Information supplied »

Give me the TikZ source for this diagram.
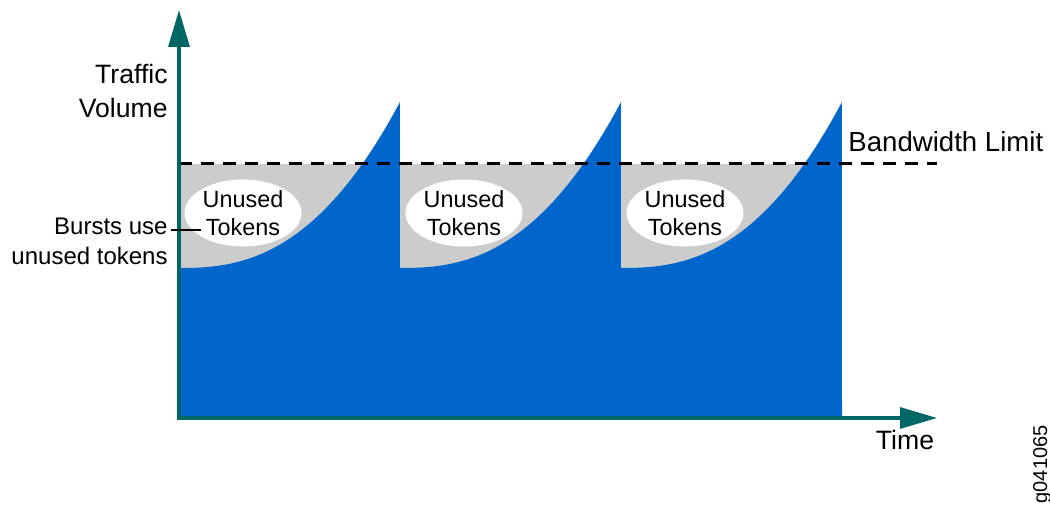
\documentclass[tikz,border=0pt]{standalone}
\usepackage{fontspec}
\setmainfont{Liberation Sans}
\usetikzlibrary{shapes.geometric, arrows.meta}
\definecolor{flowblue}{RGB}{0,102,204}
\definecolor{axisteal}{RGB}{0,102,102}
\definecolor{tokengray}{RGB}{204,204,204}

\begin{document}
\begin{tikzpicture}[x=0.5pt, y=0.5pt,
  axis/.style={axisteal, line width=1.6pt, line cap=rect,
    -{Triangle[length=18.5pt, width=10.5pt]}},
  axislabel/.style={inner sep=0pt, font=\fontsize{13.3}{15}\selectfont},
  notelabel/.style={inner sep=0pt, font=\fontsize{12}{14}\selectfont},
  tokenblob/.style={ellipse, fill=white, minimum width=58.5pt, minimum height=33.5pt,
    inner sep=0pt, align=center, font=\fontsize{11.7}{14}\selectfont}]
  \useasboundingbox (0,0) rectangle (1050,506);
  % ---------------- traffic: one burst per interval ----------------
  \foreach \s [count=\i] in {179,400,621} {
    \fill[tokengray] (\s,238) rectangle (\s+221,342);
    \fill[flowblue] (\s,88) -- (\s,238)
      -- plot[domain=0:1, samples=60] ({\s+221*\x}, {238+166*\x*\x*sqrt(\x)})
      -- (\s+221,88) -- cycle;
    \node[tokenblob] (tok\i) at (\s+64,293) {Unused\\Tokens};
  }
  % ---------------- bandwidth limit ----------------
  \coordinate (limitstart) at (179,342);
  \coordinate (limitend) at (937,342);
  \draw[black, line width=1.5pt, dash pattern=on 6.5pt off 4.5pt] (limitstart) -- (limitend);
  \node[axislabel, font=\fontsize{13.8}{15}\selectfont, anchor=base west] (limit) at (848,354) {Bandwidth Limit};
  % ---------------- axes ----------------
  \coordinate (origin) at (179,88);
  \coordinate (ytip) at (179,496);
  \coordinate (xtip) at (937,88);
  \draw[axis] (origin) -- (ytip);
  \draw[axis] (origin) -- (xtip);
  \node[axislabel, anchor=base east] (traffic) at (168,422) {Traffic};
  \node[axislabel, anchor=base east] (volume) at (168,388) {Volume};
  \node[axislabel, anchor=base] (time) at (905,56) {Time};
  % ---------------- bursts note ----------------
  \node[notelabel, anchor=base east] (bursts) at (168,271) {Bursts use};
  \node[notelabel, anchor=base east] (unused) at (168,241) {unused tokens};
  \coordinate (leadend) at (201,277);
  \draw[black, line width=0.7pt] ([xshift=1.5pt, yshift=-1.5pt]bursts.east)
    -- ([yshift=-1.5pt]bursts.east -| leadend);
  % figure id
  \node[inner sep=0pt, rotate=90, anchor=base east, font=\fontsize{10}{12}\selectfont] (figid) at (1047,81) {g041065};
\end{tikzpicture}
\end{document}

Work to complete » Reproduce the listing exactly. Leave its pictures out.

Finished task »
Give me the TikZ source for this diagram.
\documentclass[tikz,border=0pt]{standalone}
\usepackage{fontspec}
\setmainfont{Liberation Sans}
\usetikzlibrary{shapes.geometric, arrows.meta}
\definecolor{flowblue}{RGB}{0,102,204}
\definecolor{axisteal}{RGB}{0,102,102}
\definecolor{tokengray}{RGB}{204,204,204}

\begin{document}
\begin{tikzpicture}[x=0.5pt, y=0.5pt,
  axis/.style={axisteal, line width=1.6pt, line cap=rect,
    -{Triangle[length=18.5pt, width=10.5pt]}},
  axislabel/.style={inner sep=0pt, font=\fontsize{13.3}{15}\selectfont},
  notelabel/.style={inner sep=0pt, font=\fontsize{12}{14}\selectfont},
  tokenblob/.style={ellipse, fill=white, minimum width=58.5pt, minimum height=33.5pt,
    inner sep=0pt, align=center, font=\fontsize{11.7}{14}\selectfont}]
  \useasboundingbox (0,0) rectangle (1050,506);
  % ---------------- traffic: one burst per interval ----------------
  \foreach \s [count=\i] in {179,400,621} {
    \fill[tokengray] (\s,238) rectangle (\s+221,342);
    \fill[flowblue] (\s,88) -- (\s,238)
      -- plot[domain=0:1, samples=60] ({\s+221*\x}, {238+166*\x*\x*sqrt(\x)})
      -- (\s+221,88) -- cycle;
    \node[tokenblob] (tok\i) at (\s+64,293) {Unused\\Tokens};
  }
  % ---------------- bandwidth limit ----------------
  \coordinate (limitstart) at (179,342);
  \coordinate (limitend) at (937,342);
  \draw[black, line width=1.5pt, dash pattern=on 6.5pt off 4.5pt] (limitstart) -- (limitend);
  \node[axislabel, font=\fontsize{13.8}{15}\selectfont, anchor=base west] (limit) at (848,354) {Bandwidth Limit};
  % ---------------- axes ----------------
  \coordinate (origin) at (179,88);
  \coordinate (ytip) at (179,496);
  \coordinate (xtip) at (937,88);
  \draw[axis] (origin) -- (ytip);
  \draw[axis] (origin) -- (xtip);
  \node[axislabel, anchor=base east] (traffic) at (168,422) {Traffic};
  \node[axislabel, anchor=base east] (volume) at (168,388) {Volume};
  \node[axislabel, anchor=base] (time) at (905,56) {Time};
  % ---------------- bursts note ----------------
  \node[notelabel, anchor=base east] (bursts) at (168,271) {Bursts use};
  \node[notelabel, anchor=base east] (unused) at (168,241) {unused tokens};
  \coordinate (leadend) at (201,277);
  \draw[black, line width=0.7pt] ([xshift=1.5pt, yshift=-1.5pt]bursts.east)
    -- ([yshift=-1.5pt]bursts.east -| leadend);
  % figure id
  \node[inner sep=0pt, rotate=90, anchor=base east, font=\fontsize{10}{12}\selectfont] (figid) at (1047,81) {g041065};
\end{tikzpicture}
\end{document}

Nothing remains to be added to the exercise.